Gli occhi di un bimbo vedono le cose in modo differente, un adulto, direbbe deformato. E' come una specie di filtro che modifica l'immagine, la trasforma, la altera, in genere la ingigantisce e la rende irreale e magica. A distanza di anni tutto sfuma in un ricordo che si è perso di vista le cose e mantiene piuttosto quelle emozioni. Forse avevo sette od otto anni e dall'orto di mio papà, che se lo coltivava con gran cura, inclusi i dieci chilometri andata e ritorno, in bicicletta d'epoca, pesantissima, che si faceva per raggiungerlo, arrivavano borsate di pomodori rossi ed enormi, patate e montagne di fagiolini ai quali poi alla sera la mia mamma pazientemente, toglieva le punte a cui rimaneva legato il filo e poi, chissà perché spezzava in due con un colpetto secco della mano, mettendoli in un grande grilletto bianco. Mi rimane ancor vivido quel colore bianco e lo snap della cornetta, allora le chiamavamo così, ritmico ed inconfondibile. Mi ricordo anche il sapore inconfondibile di una varietà di fagiolini che adesso non si trovano più, che invece di essere lunghi e dritti erano completamente ricurvi, un vero minuscolo uncino e che avevano un sapore tutt'affatto diverso dagli altri, decisamente più farinosi, ti impastavano la bocca non come una verdura, ma quasi come un prodotto a base di farina. Di sicuro sarebbero la gioia di un moderno vegano, come lo erano allora solo quelli che per necessità non si potevano permettere mai neppure una fettina di carne alla settimana.
Ho ancora in mente la frase con cui mia mamma definiva una signora considerata molto ricca, credo la moglie di un dottore: - A l'è abituaia a mangè i pulaster - cosa che di certo la inquadrava come appartenente al ceto più abbiente del circondario. Si raccontava, tra la meraviglie delle vicine, che in uno dei negozi di alimentari più chic di via del mercato avesse chiesto con molta nonchalance - Madamén, cam daga an po' 'd fëti 'd rosbìf - lasciando tutte le altre clienti con la curiosità e l'invidia malcelata, a parlottare tra loro, malignando sulla esotica novità. Mio papà aveva tentato di allevare un po' di conigli, ma poi, vuoi che sia stata la mancanza di esperienza o la difficoltà di una cura costante, data la distanza, era arrivata la mixomatosi e mi sembra che non fossimo riusciti a mangiarne neanche uno. Però, un giorno di quel novembre di oltre sessanta anni fa, se ne arrivò a casa con la bici che cigolava sotto il peso della sua borsona nera di similpelle un po' sbocconcellata ai lati, piena di una enorme zucca gialla, che gli aveva dato lo zio Enrico che aveva l'orto accanto al suo. Credo che abbia fatto una certa fatica a portarla su dai tre piani di scale, perché io me la ricordo davvero enorme. Forse non l'avevo mai vista una zucca così, perché mi colpì moltissimo. Forse non la collegai neppure al fatto che potesse diventare cibo. Passai tutto il pomeriggio a guardarlo mentre col suo trincetto affilato da ciabattino, la tagliava di sotto incidendola con cura e poi scavandola adagio adagio per non romperne le pareti.

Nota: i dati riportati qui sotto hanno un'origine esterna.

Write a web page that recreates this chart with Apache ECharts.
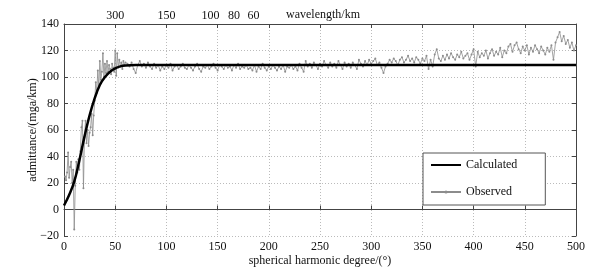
<!DOCTYPE html>
<html>
<head>
<meta charset="utf-8">
<script src="https://cdn.jsdelivr.net/npm/echarts@6/dist/echarts.min.js"></script>
<style>
  html, body { margin: 0; padding: 0; background: #fff; }
  #chart { width: 600px; height: 270px; }
</style>
</head>
<body>
<div id="chart"></div>
<script>
// calculated admittance, read at a few degrees
const calcDegrees = [0, 5, 10, 15, 20, 25, 30, 35, 40, 45, 50, 55, 60, 70, 100, 200, 300, 400, 500];
const calcValues = [3, 11, 21, 37, 55, 71, 84, 94, 100, 104, 106.5, 108, 108.7, 109, 109, 109, 109, 109, 109];

// observed admittance, degrees 1..60 (step 1)
const obsEarly = [
  25, 22, 28, 43, 24, 32, 36, 20, 30, -15,
  18, 36, 28, 38, 30, 44, 62, 67, 16, 55,
  67, 50, 60, 48, 58, 62, 72, 56, 71, 82,
  96, 88, 105, 92, 112, 98, 104, 118, 100, 110,
  103, 112, 104, 109, 106, 102, 110, 107, 104, 120,
  101, 118, 107, 113, 108, 111, 106, 112, 109, 111
];
// observed admittance, degrees 62..500 (step 2)
const obsLate = [
  110, 108, 111, 106, 103, 109, 112, 108, 110, 107,
  111, 108, 106, 110, 107, 109, 105, 108, 106, 109,
  107, 110, 105, 108, 109, 106, 108, 110, 107, 106,
  109, 107, 105, 108, 110, 106, 104, 108, 107, 109,
  106, 108, 110, 107, 105, 109, 108, 106, 109, 107,
  108, 105, 109, 107, 110, 106, 108, 107, 109, 106,
  107, 105, 109, 104, 108, 106, 110, 107, 105, 108,
  106, 109, 107, 105, 108, 106, 109, 104, 108, 107,
  109, 106, 108, 105, 110, 107, 104, 112, 108, 110,
  107, 111, 109, 106, 110, 108, 112, 109, 107, 111,
  108, 110, 107, 112, 109, 106, 111, 108, 110, 107,
  111, 109, 106, 113, 110, 108, 112, 109, 113, 110,
  112, 114, 109, 111, 107, 103, 108, 110, 113, 111,
  114, 112, 109, 113, 115, 111, 113, 116, 112, 114,
  111, 115, 113, 110, 114, 112, 116, 106, 113, 108,
  117, 121, 114, 112, 116, 113, 117, 114, 118, 115,
  113, 117, 115, 119, 114, 116, 118, 113, 117, 121,
  108, 119, 115, 118, 116, 120, 114, 118, 121, 116,
  119, 117, 122, 115, 120, 118, 123, 125, 119, 124,
  126, 121, 118, 123, 120, 124, 117, 122, 119, 124,
  121, 118, 123, 120, 117, 122, 119, 124, 113, 126,
  130, 134, 127, 131, 125, 128, 122, 126, 120, 124
];

// top axis: wavelength labels and the degree they sit at
const waveDegrees = [50, 100, 143, 166, 185];
const waveLabels = ['300', '150', '100', '80', '60'];

const calcData = calcDegrees.map((d, i) => [d, calcValues[i]]);
const obsData = obsEarly.map((v, i) => [i + 1, v])
  .concat(obsLate.map((v, i) => [62 + i * 2, v]));

const font = 'Liberation Serif, Times New Roman, serif';
const axisColor = '#444';
const txt = { color: '#111', fontFamily: font, fontSize: 12 };

const chart = echarts.init(document.getElementById('chart'));
chart.setOption({
  animation: false,
  backgroundColor: '#fff',
  textStyle: { fontFamily: font },
  grid: { left: 64, right: 24, top: 24, bottom: 34, outerBoundsMode: 'none', containLabel: false },
  legend: {
    orient: 'vertical',
    left: 423,
    top: 153,
    padding: [6, 28, 7, 7],
    itemWidth: 30,
    itemHeight: 4,
    itemGap: 15,
    backgroundColor: '#fff',
    borderColor: '#555',
    borderWidth: 1,
    borderRadius: 0,
    textStyle: txt,
    data: [
      { name: 'Calculated', itemStyle: { opacity: 0 } },
      { name: 'Observed' }
    ]
  },
  xAxis: [
    {
      type: 'value', position: 'bottom', min: 0, max: 500, interval: 50,
      name: 'spherical harmonic degree/(°)', nameLocation: 'middle', nameGap: 19,
      nameMoveOverlap: false,
      nameTextStyle: txt,
      axisLine: { lineStyle: { color: axisColor, width: 1 } },
      axisTick: { inside: true, length: 4, lineStyle: { color: axisColor } },
      axisLabel: Object.assign({ margin: 5 }, txt),
      splitLine: { show: true, lineStyle: { color: '#bbb', type: [1, 2], width: 1 } }
    },
    {
      type: 'value', position: 'top', min: 0, max: 500, interval: 50,
      name: 'wavelength/km', nameLocation: 'middle', nameGap: 3,
      nameMoveOverlap: false,
      nameTextStyle: Object.assign({}, txt, { padding: [0, 0, 0, 6] }),
      axisLine: { onZero: false, lineStyle: { color: axisColor, width: 1 } },
      axisTick: { inside: true, length: 4, lineStyle: { color: axisColor } },
      axisLabel: Object.assign({
        margin: 2,
        customValues: waveDegrees,
        formatter: (v) => waveLabels[waveDegrees.indexOf(v)] || ''
      }, txt),
      splitLine: { show: false }
    }
  ],
  yAxis: [
    {
      type: 'value', position: 'left', min: -20, max: 140, interval: 20,
      name: 'admittance/(mga/km)', nameLocation: 'middle', nameGap: 25,
      nameMoveOverlap: false,
      nameTextStyle: txt,
      axisLine: { show: true, onZero: false, lineStyle: { color: axisColor, width: 1 } },
      axisTick: { show: true, inside: true, length: 4, lineStyle: { color: axisColor } },
      axisLabel: Object.assign({
        margin: 5,
        formatter: (v) => (v < 0 ? '\u2212' + Math.abs(v) : String(v))
      }, txt),
      splitLine: { show: true, lineStyle: { color: '#bbb', type: [1, 2], width: 1 } }
    },
    {
      type: 'value', position: 'right', min: -20, max: 140, interval: 20,
      axisLine: { show: true, onZero: false, lineStyle: { color: axisColor, width: 1 } },
      axisTick: { show: true, inside: true, length: 4, lineStyle: { color: axisColor } },
      axisLabel: { show: false },
      splitLine: { show: false }
    }
  ],
  series: [
    {
      name: 'Observed',
      type: 'line',
      data: obsData,
      symbol: 'circle',
      symbolSize: 2,
      showSymbol: true,
      lineStyle: { color: '#8c8c8c', width: 0.8 },
      itemStyle: { color: '#8c8c8c' },
      z: 2
    },
    {
      name: 'Calculated',
      type: 'line',
      data: calcData,
      smooth: 0.4,
      symbol: 'none',
      lineStyle: { color: '#000', width: 2.5 },
      itemStyle: { color: '#000' },
      z: 3
    }
  ]
});
</script>
</body>
</html>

Staccava grossi pezzi di polpa gialla che intanto mia mamma, più realista, ritirava e provvedeva a dividere in fette per farne miglior uso. Alla fine, della zucca, decisamente alleggerita, rimaneva soltanto la dura scorza esterna. A questo punto furono fatti due fori quadrati, uno, un po' più sotto triangolare e infine una larga apertura da cui fu resegata una doppia fila di denti aguzzi. Anche a lavoro non finito, la faccia gialla dentata era pienamente riconoscibile e ormai avevo capito il senso dell'operazione. Anche il corto pezzo di gambo secco che spuntava al di sopra, in mezzo al testone, sembrava una virgola di capelli come quella che si faceva Stanlio quando era perplesso. Era ormai sera e quando mio papà accese uno dei lumini da cimitero che erano stati presi per la bisogna, l'effetto fu spettacolare. La mettemmo sul davanzale della finestra e io stavo lì a rimirarmela orgoglioso, sicuro che qualche bambino del vicinato stava lì con tanto d'occhi a rosicare di quanto io fossi un bambino fortunato ad avere una cosa così. Non mi ricordo niente altro, se non le fette di polpa di zucca che il giorno dopo la mia mamma aveva fatto abbrustolire sulla stufa, così dolci e un po' bruciacchiate. Non avevo idea e credo che nessun bambino del mio giro sapesse qualche cosa di Halloween, però, guarda un po', le zucche vuote, giravano già allora.